____ RAW DATA

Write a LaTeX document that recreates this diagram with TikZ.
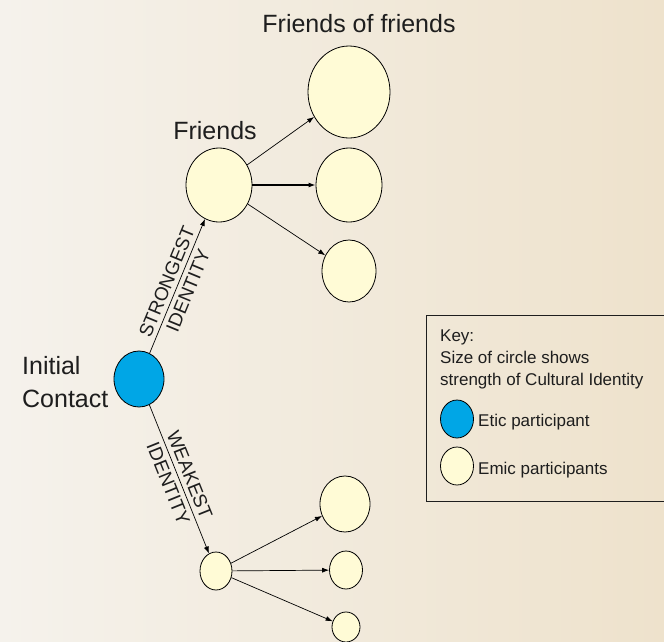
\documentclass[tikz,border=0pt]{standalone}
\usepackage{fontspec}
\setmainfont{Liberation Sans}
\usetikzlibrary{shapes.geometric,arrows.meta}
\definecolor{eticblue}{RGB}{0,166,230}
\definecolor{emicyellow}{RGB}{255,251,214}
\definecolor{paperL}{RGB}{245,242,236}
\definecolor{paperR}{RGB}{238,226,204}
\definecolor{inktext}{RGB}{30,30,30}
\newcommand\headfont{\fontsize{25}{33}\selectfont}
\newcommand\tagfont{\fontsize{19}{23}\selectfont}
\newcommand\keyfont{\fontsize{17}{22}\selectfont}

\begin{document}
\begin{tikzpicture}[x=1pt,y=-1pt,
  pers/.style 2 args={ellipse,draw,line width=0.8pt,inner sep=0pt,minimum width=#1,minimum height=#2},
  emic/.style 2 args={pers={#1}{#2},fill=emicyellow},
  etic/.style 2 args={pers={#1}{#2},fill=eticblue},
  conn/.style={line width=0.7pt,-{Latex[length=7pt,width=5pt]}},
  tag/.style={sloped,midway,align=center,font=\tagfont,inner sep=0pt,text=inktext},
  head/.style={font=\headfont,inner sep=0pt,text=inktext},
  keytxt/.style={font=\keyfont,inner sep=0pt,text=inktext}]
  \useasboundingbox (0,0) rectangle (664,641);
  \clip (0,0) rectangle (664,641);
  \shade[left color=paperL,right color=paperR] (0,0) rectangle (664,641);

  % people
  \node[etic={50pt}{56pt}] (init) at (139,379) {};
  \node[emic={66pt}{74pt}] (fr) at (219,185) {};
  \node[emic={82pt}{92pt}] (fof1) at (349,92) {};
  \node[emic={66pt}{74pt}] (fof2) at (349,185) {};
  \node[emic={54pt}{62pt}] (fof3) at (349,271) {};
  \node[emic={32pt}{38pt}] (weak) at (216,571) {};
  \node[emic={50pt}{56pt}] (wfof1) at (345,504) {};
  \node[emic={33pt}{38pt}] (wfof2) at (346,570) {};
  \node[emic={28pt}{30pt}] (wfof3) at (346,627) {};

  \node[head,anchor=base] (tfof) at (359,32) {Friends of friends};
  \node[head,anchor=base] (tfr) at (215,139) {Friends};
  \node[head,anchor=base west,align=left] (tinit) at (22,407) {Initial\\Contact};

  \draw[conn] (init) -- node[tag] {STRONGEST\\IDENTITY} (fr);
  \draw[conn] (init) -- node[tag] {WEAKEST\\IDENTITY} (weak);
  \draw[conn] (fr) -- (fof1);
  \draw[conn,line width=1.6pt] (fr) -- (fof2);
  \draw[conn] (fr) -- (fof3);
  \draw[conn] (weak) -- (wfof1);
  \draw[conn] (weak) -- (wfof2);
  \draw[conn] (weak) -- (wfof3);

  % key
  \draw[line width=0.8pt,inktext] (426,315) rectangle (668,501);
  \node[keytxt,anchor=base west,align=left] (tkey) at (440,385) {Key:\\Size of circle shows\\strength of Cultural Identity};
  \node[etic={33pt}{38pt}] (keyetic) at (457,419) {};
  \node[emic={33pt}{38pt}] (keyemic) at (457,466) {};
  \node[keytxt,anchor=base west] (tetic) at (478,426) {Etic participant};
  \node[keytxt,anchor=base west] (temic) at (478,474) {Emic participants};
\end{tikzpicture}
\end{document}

________
____ RAW DATA

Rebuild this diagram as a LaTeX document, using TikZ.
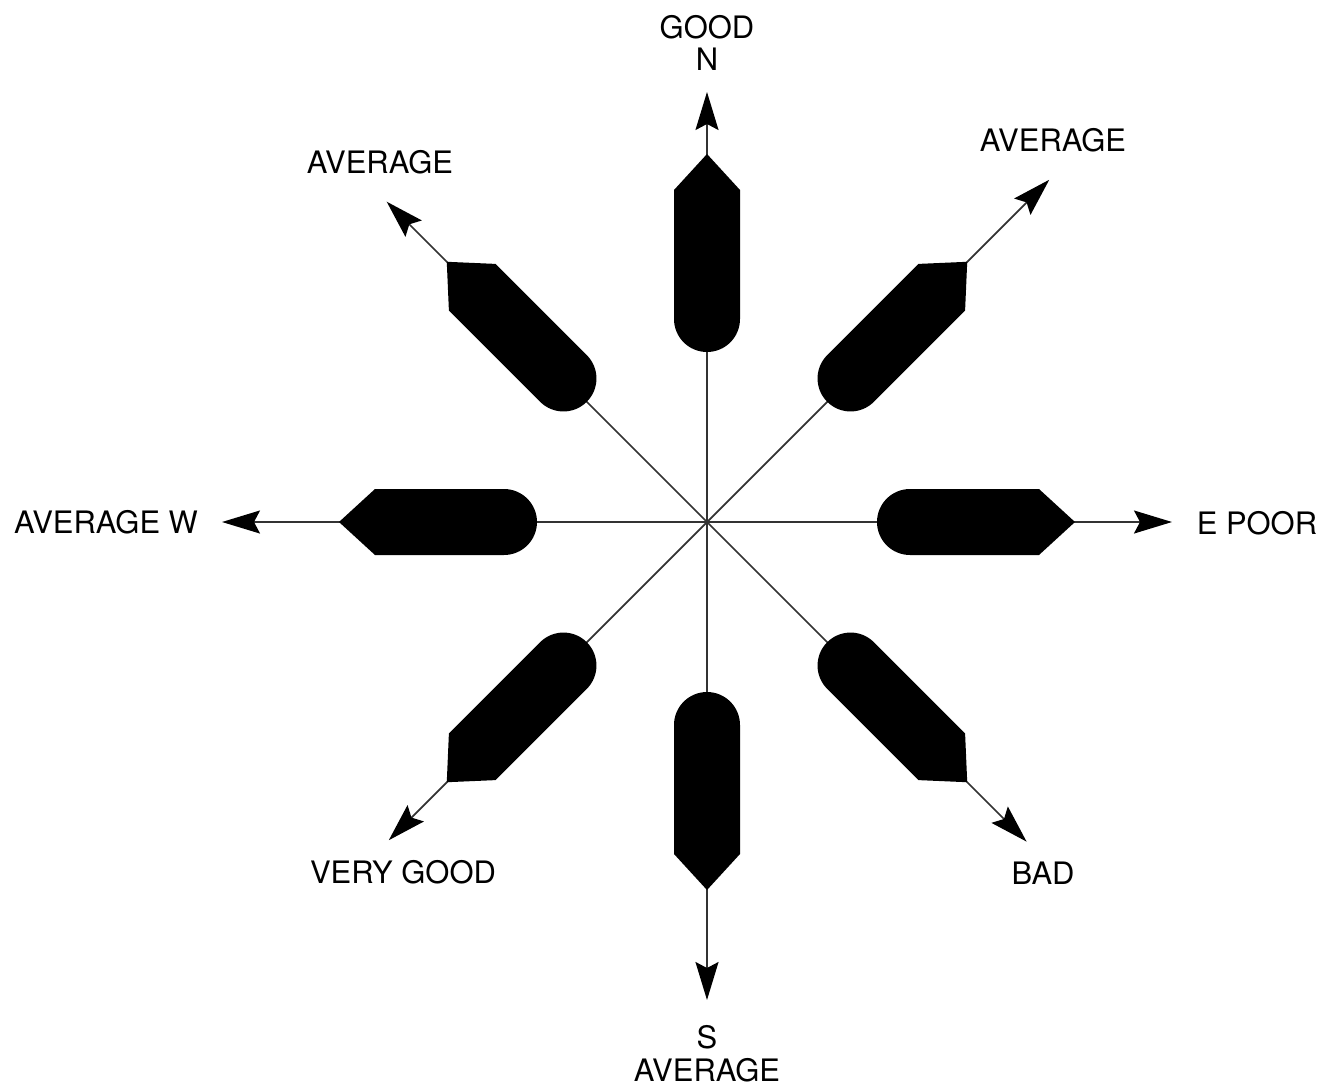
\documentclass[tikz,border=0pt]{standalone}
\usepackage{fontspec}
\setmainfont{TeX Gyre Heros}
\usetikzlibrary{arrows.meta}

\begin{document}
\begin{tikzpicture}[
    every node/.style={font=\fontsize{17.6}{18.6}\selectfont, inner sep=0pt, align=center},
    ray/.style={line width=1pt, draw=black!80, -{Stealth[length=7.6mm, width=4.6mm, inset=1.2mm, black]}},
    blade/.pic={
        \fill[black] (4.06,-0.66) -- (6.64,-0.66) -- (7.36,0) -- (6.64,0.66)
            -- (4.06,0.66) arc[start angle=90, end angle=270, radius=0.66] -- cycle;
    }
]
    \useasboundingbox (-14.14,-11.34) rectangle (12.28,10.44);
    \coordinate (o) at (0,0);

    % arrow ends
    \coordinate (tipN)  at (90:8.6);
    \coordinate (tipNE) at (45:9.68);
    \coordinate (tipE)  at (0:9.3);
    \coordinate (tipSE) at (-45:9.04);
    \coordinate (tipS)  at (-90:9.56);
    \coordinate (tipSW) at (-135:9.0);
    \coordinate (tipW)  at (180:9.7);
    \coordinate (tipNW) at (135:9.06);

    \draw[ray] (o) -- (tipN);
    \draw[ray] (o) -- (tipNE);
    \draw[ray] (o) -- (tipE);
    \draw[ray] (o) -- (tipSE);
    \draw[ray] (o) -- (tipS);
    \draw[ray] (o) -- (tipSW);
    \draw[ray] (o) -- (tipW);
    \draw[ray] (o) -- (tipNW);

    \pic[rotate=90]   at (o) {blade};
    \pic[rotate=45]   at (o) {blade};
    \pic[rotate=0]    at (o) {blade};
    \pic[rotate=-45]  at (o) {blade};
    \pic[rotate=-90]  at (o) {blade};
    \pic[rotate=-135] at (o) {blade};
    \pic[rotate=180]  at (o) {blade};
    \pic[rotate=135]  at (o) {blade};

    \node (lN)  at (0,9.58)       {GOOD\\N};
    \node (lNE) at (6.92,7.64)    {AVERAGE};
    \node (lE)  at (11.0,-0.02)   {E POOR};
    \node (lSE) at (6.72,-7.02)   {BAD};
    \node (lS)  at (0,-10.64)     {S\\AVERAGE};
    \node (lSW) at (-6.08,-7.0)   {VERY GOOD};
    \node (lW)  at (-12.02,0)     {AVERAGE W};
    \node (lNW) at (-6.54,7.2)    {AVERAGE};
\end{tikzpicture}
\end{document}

________

■ TASK INSTRUCTIONS: Make an exact copy of only the lines from the one with "Write a LaTeX" through the one with "(wfof3) at (346,627)". Pictures don't belong in it.

■ CORRECT OUTPUT:
Write a LaTeX document that recreates this diagram with TikZ.
\documentclass[tikz,border=0pt]{standalone}
\usepackage{fontspec}
\setmainfont{Liberation Sans}
\usetikzlibrary{shapes.geometric,arrows.meta}
\definecolor{eticblue}{RGB}{0,166,230}
\definecolor{emicyellow}{RGB}{255,251,214}
\definecolor{paperL}{RGB}{245,242,236}
\definecolor{paperR}{RGB}{238,226,204}
\definecolor{inktext}{RGB}{30,30,30}
\newcommand\headfont{\fontsize{25}{33}\selectfont}
\newcommand\tagfont{\fontsize{19}{23}\selectfont}
\newcommand\keyfont{\fontsize{17}{22}\selectfont}

\begin{document}
\begin{tikzpicture}[x=1pt,y=-1pt,
  pers/.style 2 args={ellipse,draw,line width=0.8pt,inner sep=0pt,minimum width=#1,minimum height=#2},
  emic/.style 2 args={pers={#1}{#2},fill=emicyellow},
  etic/.style 2 args={pers={#1}{#2},fill=eticblue},
  conn/.style={line width=0.7pt,-{Latex[length=7pt,width=5pt]}},
  tag/.style={sloped,midway,align=center,font=\tagfont,inner sep=0pt,text=inktext},
  head/.style={font=\headfont,inner sep=0pt,text=inktext},
  keytxt/.style={font=\keyfont,inner sep=0pt,text=inktext}]
  \useasboundingbox (0,0) rectangle (664,641);
  \clip (0,0) rectangle (664,641);
  \shade[left color=paperL,right color=paperR] (0,0) rectangle (664,641);

  % people
  \node[etic={50pt}{56pt}] (init) at (139,379) {};
  \node[emic={66pt}{74pt}] (fr) at (219,185) {};
  \node[emic={82pt}{92pt}] (fof1) at (349,92) {};
  \node[emic={66pt}{74pt}] (fof2) at (349,185) {};
  \node[emic={54pt}{62pt}] (fof3) at (349,271) {};
  \node[emic={32pt}{38pt}] (weak) at (216,571) {};
  \node[emic={50pt}{56pt}] (wfof1) at (345,504) {};
  \node[emic={33pt}{38pt}] (wfof2) at (346,570) {};
  \node[emic={28pt}{30pt}] (wfof3) at (346,627) {};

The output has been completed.